Sunday, March 11, 2012


Planting hooks and unfinished books.

Allanton-Dunedin-Omaru-Lake Tekapo

Time has a constant, non-changing speed with which it moves forward, taking no notice of others. Independently it flows through every particle in this universe. No matter whether you have your watch with you, no matter whether you're eagerly waiting for something, or someone, no matter whether you're focused on something, time will still move at the same speed. However, there is a way to cheat time.

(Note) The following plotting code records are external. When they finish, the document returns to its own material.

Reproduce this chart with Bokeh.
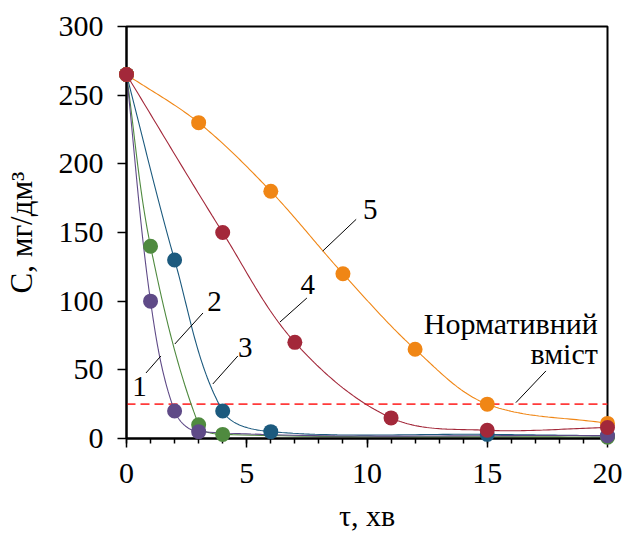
import numpy as np
from bokeh.plotting import figure
from bokeh.models import Range1d, Label, FixedTicker
from bokeh.embed import file_html
from bokeh.resources import INLINE

# ---- data ----
t1 = [0, 1, 2, 3, 20];            c1 = [265, 100, 20, 5, 2]
t2 = [0, 1, 3, 4, 20];            c2 = [265, 140, 10, 3, 1]
t3 = [0, 2, 4, 6, 15, 20];        c3 = [265, 130, 20, 5, 3, 2]
t4 = [0, 4, 7, 11, 15, 20];       c4 = [265, 150, 70, 15, 6, 8]
t5 = [0, 3, 6, 9, 12, 15, 20];    c5 = [265, 230, 180, 120, 65, 25, 11]
norm_level = 25
x_ticks = [0, 5, 10, 15, 20]
y_ticks = [0, 50, 100, 150, 200, 250, 300]
x_minor = list(range(0, 21))

# curve number labels and leader lines
num_labels = ["1", "2", "3", "4", "5"]
num_x = [0.54, 3.66, 4.94, 7.54, 10.14]
num_y = [38, 100, 66, 112, 167]
lead_x0 = [0.81, 3.18, 4.63, 7.5, 9.55]
lead_y0 = [47.7, 91.4, 60.1, 102.3, 159.6]
lead_x1 = [1.43, 2.01, 3.59, 6.38, 8.16]
lead_y1 = [60.1, 68.8, 39.7, 84.8, 136.5]
norm_text = ["Нормативний", "вміст"]
norm_tx = 19.6
norm_ty = [84, 62]
norm_lead = [17.44, 49.2, 16.19, 26.1]

x_title = "τ, хв"
y_title = "C, мг/дм³"

colors = {1: "#5f4a87", 2: "#4f8a3f", 3: "#1c5a7e", 4: "#a3283a", 5: "#f08615"}
FONT = "Liberation Serif"

ML, MR, MT, MB = 124, 15, 26, 60
FW, FH = 481, 412
X0, X1, Y0, Y1 = 0, 20, 0, 300
sx, sy = FW / (X1 - X0), FH / (Y1 - Y0)


def smooth(xs, ys, n=40):
    P = np.column_stack([np.array(xs, float) * sx, np.array(ys, float) * sy])
    m = len(P)
    T = []
    for i in range(m):
        a = P[max(i - 1, 0)]
        b = P[min(i + 1, m - 1)]
        d = b - a
        T.append(d / np.linalg.norm(d))
    out = []
    t = np.linspace(0, 1, n)[:, None]
    for i in range(m - 1):
        p0, p3 = P[i], P[i + 1]
        L = np.linalg.norm(p3 - p0)
        q1 = p0 + T[i] * L / 3
        q2 = p3 - T[i + 1] * L / 3
        seg = (1 - t) ** 3 * p0 + 3 * (1 - t) ** 2 * t * q1 + 3 * (1 - t) * t ** 2 * q2 + t ** 3 * p3
        out.append(seg if i == 0 else seg[1:])
    pts = np.vstack(out)
    return pts[:, 0] / sx, pts[:, 1] / sy


p = figure(frame_width=FW, frame_height=FH, output_backend="svg", toolbar_location=None,
           x_range=Range1d(X0, X1), y_range=Range1d(Y0, Y1),
           min_border_left=ML, min_border_right=MR, min_border_top=MT, min_border_bottom=MB)
p.background_fill_color = "white"
p.border_fill_color = "white"
p.outline_line_color = "black"
p.outline_line_width = 2
p.xgrid.visible = False
p.ygrid.visible = False

p.xaxis.ticker = FixedTicker(ticks=x_ticks, minor_ticks=x_minor)
p.yaxis.ticker = FixedTicker(ticks=y_ticks, minor_ticks=[])
for ax in (p.xaxis[0], p.yaxis[0]):
    ax.axis_line_color = "black"
    ax.axis_line_width = 2
    ax.major_tick_line_color = "black"
    ax.major_tick_line_width = 1.5
    ax.major_tick_in = 0
    ax.major_tick_out = 9
    ax.minor_tick_line_color = "black"
    ax.minor_tick_line_width = 1.5
    ax.minor_tick_in = 0
    ax.minor_tick_out = 5
    ax.major_label_text_font = FONT
    ax.major_label_text_font_size = "30px"
    ax.major_label_text_color = "black"
    ax.axis_label_text_font = FONT
    ax.axis_label_text_font_style = "normal"
    ax.axis_label_text_color = "black"
p.xaxis.axis_label_text_font_size = "30px"
p.yaxis.axis_label_text_font_size = "31px"
p.xaxis.major_label_standoff = 16
p.yaxis.major_label_standoff = 14
p.xaxis.axis_label = x_title
p.yaxis.axis_label = y_title
p.xaxis.axis_label_standoff = 13
p.yaxis.axis_label_standoff = 17

# normative level
p.line([X0, X1], [norm_level, norm_level], line_color="#ff3b3b", line_width=1.6, line_dash="9 5")

series = [(3, t3, c3), (2, t2, c2), (1, t1, c1), (5, t5, c5), (4, t4, c4)]
for k, xs, ys in series:
    lx, ly = smooth(xs, ys)
    p.line(lx, ly, line_color=colors[k], line_width=1.1)
for k, xs, ys in series:
    r = p.scatter(xs, ys, size=15, fill_color=colors[k], line_color=colors[k], line_width=0)
    r.level = "overlay"

# leader lines
p.segment(lead_x0, lead_y0, lead_x1, lead_y1, line_color="black", line_width=1)
p.segment([norm_lead[0]], [norm_lead[1]], [norm_lead[2]], [norm_lead[3]], line_color="black", line_width=1)

for s, x, y in zip(num_labels, num_x, num_y):
    p.add_layout(Label(x=x, y=y, text=s, text_font=FONT, text_font_size="29px",
                       text_align="center", text_baseline="alphabetic", text_color="black"))
for s, y in zip(norm_text, norm_ty):
    p.add_layout(Label(x=norm_tx, y=y, text=s, text_font=FONT, text_font_size="30px",
                       text_align="right", text_baseline="alphabetic", text_color="black"))

open("out.html", "w").write(file_html(p, INLINE))
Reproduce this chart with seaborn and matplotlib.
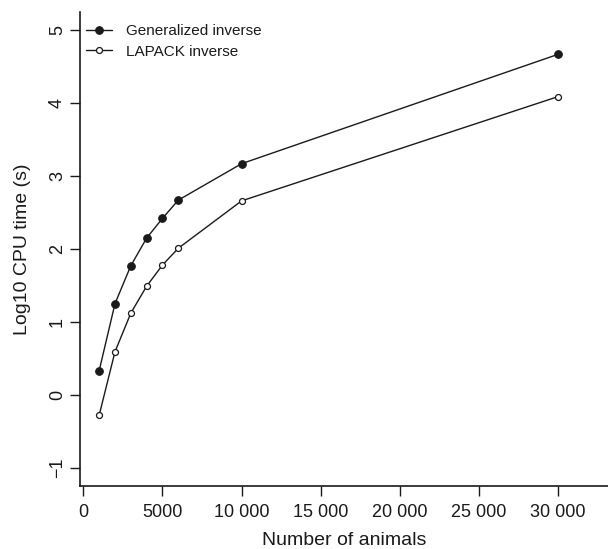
import matplotlib
matplotlib.use("Agg")
import matplotlib.pyplot as plt
import seaborn as sns
import pandas as pd

animals = [1000, 2000, 3000, 4000, 5000, 6000, 10000, 30000]
generalized = [0.33, 1.25, 1.77, 2.15, 2.42, 2.67, 3.17, 4.67]
lapack = [-0.28, 0.59, 1.12, 1.49, 1.78, 2.01, 2.66, 4.09]
x_ticks = [0, 5000, 10000, 15000, 20000, 25000, 30000]
x_tick_labels = ["0", "5000", "10 000", "15 000", "20 000", "25 000", "30 000"]
y_ticks = [-1, 0, 1, 2, 3, 4, 5]
y_tick_labels = ["\u22121", "0", "1", "2", "3", "4", "5"]

sns.set_theme(style="ticks")
plt.rcParams['font.family'] = ['Liberation Sans', 'DejaVu Sans']

fig = plt.figure(figsize=(6.08, 5.49), dpi=100)
W, H = 608, 549
ax = fig.add_axes([80 / W, (H - 486) / H, (608 - 80) / W, (486 - 12) / H])

df_g = pd.DataFrame({"x": animals, "y": generalized})
df_l = pd.DataFrame({"x": animals, "y": lapack})

sns.lineplot(data=df_g, x="x", y="y", ax=ax, color="#1a1a1a", linewidth=1.0,
             marker="o", markersize=5.5, markerfacecolor="#1a1a1a",
             markeredgecolor="#1a1a1a", label="Generalized inverse")
sns.lineplot(data=df_l, x="x", y="y", ax=ax, color="#1a1a1a", linewidth=1.0,
             marker="o", markersize=4.3, markerfacecolor="white",
             markeredgecolor="#1a1a1a", markeredgewidth=0.9, label="LAPACK inverse")

ax.set_xlim(-210, 33150)
ax.set_ylim(-1.25, 5.25)
ax.set_xticks(x_ticks)
ax.set_xticklabels(x_tick_labels)
ax.set_yticks(y_ticks)
ax.set_yticklabels(y_tick_labels, rotation=90, va="center")
ax.tick_params(axis="both", direction="out", length=7, width=1.0, color="#1a1a1a",
               labelsize=13, labelcolor="#1a1a1a")
ax.tick_params(axis="x", pad=6)
ax.tick_params(axis="y", pad=3)
for s in ["top", "right"]:
    ax.spines[s].set_visible(False)
for s in ["left", "bottom"]:
    ax.spines[s].set_linewidth(1.2)
    ax.spines[s].set_color("#1a1a1a")

ax.set_xlabel("Number of animals", fontsize=14, color="#1a1a1a", labelpad=8)
ax.set_ylabel("Log10 CPU time (s)", fontsize=14, color="#1a1a1a", labelpad=13)

leg = ax.legend(loc="upper left", frameon=False, fontsize=11, handlelength=1.75,
                handletextpad=0.9, labelspacing=0.42, borderaxespad=0.0, borderpad=0.0,
                bbox_to_anchor=(0.0105, 0.974))
for t in leg.get_texts():
    t.set_color("#1a1a1a")

fig.savefig("out.png", dpi=100)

If every week is a countdown to something you're waiting for, the wait will be rewarding everytime. This, in turn, means that the week will be rewarding everytime. If you plant something at the end of each week, something to look forward to, and start counting your days, your nights, towards it, you will eventually notice that your time goes by quite swiftly. Expand this idea and plant these time hooks on a wider space of time. Every period of time will become rewarding eventually and at some point you notice: 'Where has all the time gone?'

The emerald colored waters of Lake Tekapo and Lake Pukaki told me that this tale, this part of my life, is coming to an end. I am picking up the last hooks up from the turned-over soil. Time has gone past me in an instant that was two months. An ending tale doesn't mean an ending book. Mine is still unfinished and my hooks have been planted way ahead, making my life rewarding.